Janky OhioIn the Shreve High football stadium,
I think of Polacks nursing long beers in Tiltonsville,
And gray faces of Negroes in the blast furnace at Benwood,
And the ruptured night watchman of Wheeling Steel,
Dreaming of heroes.

All the proud fathers are ashamed to go home.
Their women cluck like starved pullets,
Dying for love.

Their sons grow suicidally beautiful
At the beginning of October,
And gallop terribly against each other’s bodies.

–Autumn Begins in Martins Ferry, Ohio by James Wright

The above poem might be my favorite American poem.  It’s often a toss-up between this and 13 Ways of Looking at a Blackbird by Wallace Stevens.
Wright was a native Ohio son who lived in Martins Ferry amid the disappearing industries of that state.  Steel, paper, rubber, glass. . .all of the things our country used to proudly make, were made in Ohio.

It was a necessary place.  The  manufacturing, beating heart of America.  Ohio was blessed with three rivers much prized for being conduits to the St. Lawrence Seaway and its precious economy.

There was a time when Ohio had it made.  Akron was the rubber and tire capital of the world.  Cleveland a major manufacturing and rail hub. Youngstown was the city of steel; the town that made the cannon-balls that won the Civil War.

The Buckeye State also grew rich on paper mills and the manufacture of glass.
Those businesses have gone away now; the slow leak of a century’s diminishing economies took its unholy toll.  There were cheaper places to do all that Ohio did and most of the manufacturing moved to right-to-work states  or out of the country, away from the rust belt and lousy weather.

Ohio is a physically beautiful state; rolling hills and farmland once you escape the cities. . .the Allegheny plateau in the eastern part of the state, rich with hills and streams and bucolic greenery.

I started this body of work out of a need to tease my pal Stan Klein, who is a native Clevelander  and then the odd mysteries of the state of Ohio took over.  It is our middle and for the last decade or so, the repository for all of our anger as Americans; a battleground state, (politically and  constantly) and a place of eroding hopes and mundane shades of ideological gray.  It is home to some of the finest learning institutions in our country.  Oberlin College, which has produced some of our finest writers and musicians and scientists, Ohio State, Miami of Ohio. . .the list goes on and on.  Yet for all of its erudition, the only representative population of this state we see lately are the John Boehners and Michael Steeles of the world.  The latter of these gents recently bounced from his job for “someone” on his staff blowing two grand on “faux lesbian sex” at a club in Vegas.  Really.  A sharper guy would have realized he was in Vegas and for about half that price, you can get real lesbian sex.  Wise up, Michael Steele!

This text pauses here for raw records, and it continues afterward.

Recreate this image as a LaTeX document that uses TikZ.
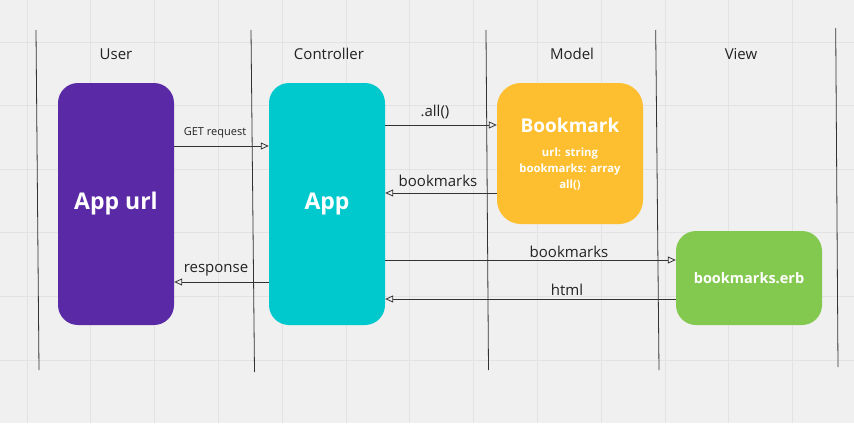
\documentclass[tikz,border=0pt]{standalone}
\usepackage{fontspec}
\setmainfont{Open Sans}
\usetikzlibrary{arrows.meta}
\definecolor{bg}{HTML}{F0F0F0}
\definecolor{gridc}{HTML}{E3E3E3}
\definecolor{linec}{HTML}{333333}
\definecolor{purplebox}{HTML}{5A2AA6}
\definecolor{cyanbox}{HTML}{00C9CE}
\definecolor{yellowbox}{HTML}{FDBF30}
\definecolor{greenbox}{HTML}{84C94F}
\definecolor{txt}{HTML}{222222}
\tikzset{
  lifeline/.style={draw=linec, line width=0.8pt},
  box/.style={rounded corners=20pt, inner sep=0pt, text=white, font=\bfseries},
  msg/.style={draw=linec, line width=0.8pt, -{Triangle[open, length=8pt, width=7pt]}},
  lbl/.style={text=txt, font=\fontsize{15}{17}\selectfont, inner sep=0pt},
  head/.style={text=txt, font=\fontsize{15}{17}\selectfont, inner sep=0pt},
}
\begin{document}
\begin{tikzpicture}[x=1pt,y=-1pt]
\useasboundingbox (0,0) rectangle (854,423);
\fill[bg] (0,0) rectangle (854,423);
% grid
\foreach \gx in {27,90.8,154.6,218.4,282.2,346,409.8,473.6,537.4,601.2,665,728.8,792.6}
  \draw[gridc, line width=0.8pt] (\gx,0) -- (\gx,423);
\foreach \gy in {42,105.6,169.2,232.8,296.4,360}
  \draw[gridc, line width=0.8pt] (0,\gy) -- (854,\gy);
% lifelines
\draw[lifeline] (36,30) -- (39,370);
\draw[lifeline] (251,30) -- (254.5,372);
\draw[lifeline] (486,30) -- (488.5,370);
\draw[lifeline] (655.7,30) -- (659,370);
\draw[lifeline] (835.7,28) -- (838,367);
% headers
\node[head] (huser) at (116,54) {User};
\node[head] (hctrl) at (329,54) {Controller};
\node[head] (hmodel) at (572,54) {Model};
\node[head] (hview) at (741,54) {View};
% boxes
\node[box, fill=purplebox, minimum width=116pt, minimum height=242pt, font=\bfseries\fontsize{23}{28}\selectfont] (appurl) at (116,204) {App url};
\node[box, fill=cyanbox, minimum width=116pt, minimum height=242pt, font=\bfseries\fontsize{23}{28}\selectfont] (app) at (327,204) {App};
\node[box, fill=yellowbox, minimum width=146pt, minimum height=141pt, rounded corners=24pt] (bookmark) at (570,153.5) {};
\node[text=white, font=\bfseries\fontsize{19}{22}\selectfont, inner sep=0pt] (bmtitle) at (570,125) {Bookmark};
\node[text=white, font=\bfseries\fontsize{11.3}{16}\selectfont, align=center, inner sep=0pt] (bmattr) at (570,169) {url: string\\bookmarks: array\\all()};
\node[box, fill=greenbox, minimum width=146pt, minimum height=94pt, font=\bfseries\fontsize{14.5}{17}\selectfont] (erb) at (749,278) {bookmarks.erb};
% messages
\draw[msg] (appurl.east |- 0,146) -- (app.west |- 0,146);
\node[lbl, font=\fontsize{11}{13}\selectfont] (lget) at (215,133) {GET request};
\draw[msg] (app.east |- 0,125) -- (bookmark.west |- 0,125);
\node[lbl] (lall) at (435,112) {.all()};
\draw[msg] (bookmark.west |- 0,193) -- (app.east |- 0,193);
\node[lbl] (lbm1) at (438,181) {bookmarks};
\draw[msg] (app.east |- 0,260) -- (erb.west |- 0,260);
\node[lbl] (lbm2) at (569,252) {bookmarks};
\draw[msg] (erb.west |- 0,299) -- (app.east |- 0,299);
\node[lbl] (lhtml) at (567,290) {html};
\draw[msg] (app.west |- 0,282) -- (appurl.east |- 0,282);
\node[lbl] (lresp) at (216,270) {response};
\end{tikzpicture}
\end{document}
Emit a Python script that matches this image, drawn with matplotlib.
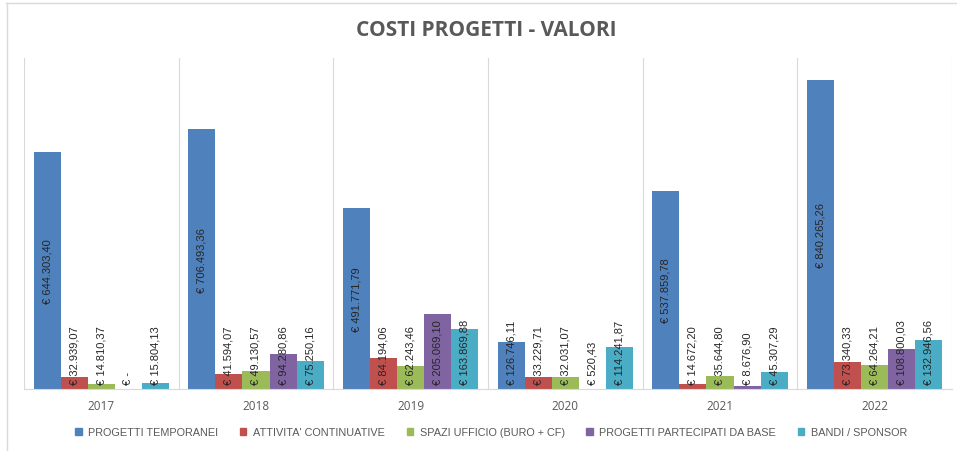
import matplotlib
matplotlib.use("Agg")
import matplotlib.pyplot as plt
from matplotlib.lines import Line2D
import numpy as np

years = ["2017", "2018", "2019", "2020", "2021", "2022"]
series_names = ["PROGETTI TEMPORANEI", "ATTIVITA' CONTINUATIVE", "SPAZI UFFICIO (BURO + CF)",
                "PROGETTI PARTECIPATI DA BASE", "BANDI / SPONSOR"]
progetti_temporanei = [644303.40, 706493.36, 491771.79, 126746.11, 537859.78, 840265.26]
attivita_continuative = [32939.07, 41594.07, 84194.06, 33229.71, 14672.20, 73340.33]
spazi_ufficio = [14810.37, 49130.57, 62243.46, 32031.07, 35644.80, 64264.21]
progetti_partecipati = [0.0, 94280.86, 205069.10, 520.43, 8676.90, 108800.03]
bandi_sponsor = [15804.13, 75250.16, 163869.88, 114241.87, 45307.29, 132946.56]
colors = ["#4F81BD", "#C0504D", "#9BBB59", "#8064A2", "#4BACC6"]

all_series = [progetti_temporanei, attivita_continuative, spazi_ufficio,
              progetti_partecipati, bandi_sponsor]

FONT = ["Liberation Sans Narrow", "Liberation Sans", "DejaVu Sans"]
plt.rcParams["font.family"] = FONT

def fmt(v):
    if v == 0:
        return "€ -"
    s = f"{v:,.2f}"
    s = s.replace(",", "X").replace(".", ",").replace("X", ".")
    return "€ " + s

W, H = 957, 452
fig = plt.figure(figsize=(W / 100, H / 100), dpi=100)
ax = fig.add_axes([24 / W, (H - 390) / H, (952 - 24) / W, (390 - 59) / H])

ymax = 900000
ax.set_xlim(-0.5, 5.5)
ax.set_ylim(0, ymax)
x = np.arange(len(years))
bw = 0.175

texts = []
for i, (vals, c) in enumerate(zip(all_series, colors)):
    xs = x + (i - 2) * bw
    ax.bar(xs, vals, width=bw, color=c, label=series_names[i], zorder=2)
    for xi, v in zip(xs, vals):
        t = ax.text(xi, v / 2, fmt(v), rotation=90, ha="center", va="center",
                    fontsize=8, color="#262626", zorder=3)
        texts.append((t, xi, v))

# category separators
for b in np.arange(-0.5, 6.0, 1.0):
    ax.axvline(b, color="#D9D9D9", lw=0.8, zorder=1)

for s in ["top", "right", "left"]:
    ax.spines[s].set_visible(False)
ax.spines["bottom"].set_color("#D9D9D9")
ax.set_yticks([])
ax.set_xticks(x)
ax.set_xticklabels(years, fontsize=8.5, color="#595959",
                   family=["Open Sans", "DejaVu Sans"])
ax.tick_params(axis="x", length=0, pad=7)

fig.text(486 / W, 1 - 30 / H, "COSTI PROGETTI - VALORI", ha="center", va="center",
         fontsize=15, fontweight="bold", color="#595959",
         family=["Open Sans", "DejaVu Sans"])

# outer frame lines
fig.add_artist(Line2D([6 / W, 1], [1 - 4 / H, 1 - 4 / H], color="#D9D9D9", lw=1))
fig.add_artist(Line2D([7 / W, 7 / W], [0, 1 - 4 / H], color="#D9D9D9", lw=1))

handles = [plt.Rectangle((0, 0), 1, 1, color=c) for c in colors]
leg = fig.legend(handles, series_names, loc="center", bbox_to_anchor=(491 / W, (H - 433) / H),
                 ncol=5, frameon=False, fontsize=7.8, handlelength=0.6, handleheight=0.6,
                 handletextpad=0.6, columnspacing=2.0)
for t in leg.get_texts():
    t.set_color("#595959")

# adjust labels that don't fit in bar center
fig.canvas.draw()
r = fig.canvas.get_renderer()
px_per_unit = ax.transData.transform((0, 1))[1] - ax.transData.transform((0, 0))[1]
pad = 5 / px_per_unit
for t, xi, v in texts:
    bb = t.get_window_extent(renderer=r)
    hdata = bb.height / px_per_unit
    if v / 2 - hdata / 2 < pad:
        t.set_y(pad + hdata / 2)

fig.savefig("out.png", dpi=100, facecolor="white")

I’ve been to lots of towns in Ohio–Columbus, Toledo, Sandusky, Dayton–and  they all have the same kind of decent, salt-of-the- earth Midwesterners I’ve known my whole life.  The only unattractive trait being an unfocused bigotry against those they perceive to be doing away with their economic opportunity; foreigners, big government,unions, and the like; the usual suspects torn from the Republican-climate-of-fear playbook.  They never blame each other, nor the local political constructs that succeed in keeping them docile and ignorant–people like Steele and Boehner.  When Obama made the remark about scared and angry people clinging to their religion and their guns, it was about Pennsylvania (which is basically Philadelphia and Pittsburgh separated by Alabama) but it could have been about Ohio.

In recent elections, Ohio is the easiest state to rile up with rhetoric and through the right kind of prism, hey look an awful lot like the entire body-politic of middle-class America.  It’s a political tool of image making that has served the swine who perpetrate it very well.

Truth is, most Americans are better off than Ohio.  The rate of unemployment and disappearing industrial  jobs bears this out.  But do the citizens of this mysterious state ever get angry at the political structure that got them here. . .that let companies outsource their manufacturing and tech jobs?  When do these development-deficient politicians get their feet held to the fire?

The answer is, “never .”  They just sell anger and yell louder and sink this great state even further into the gray.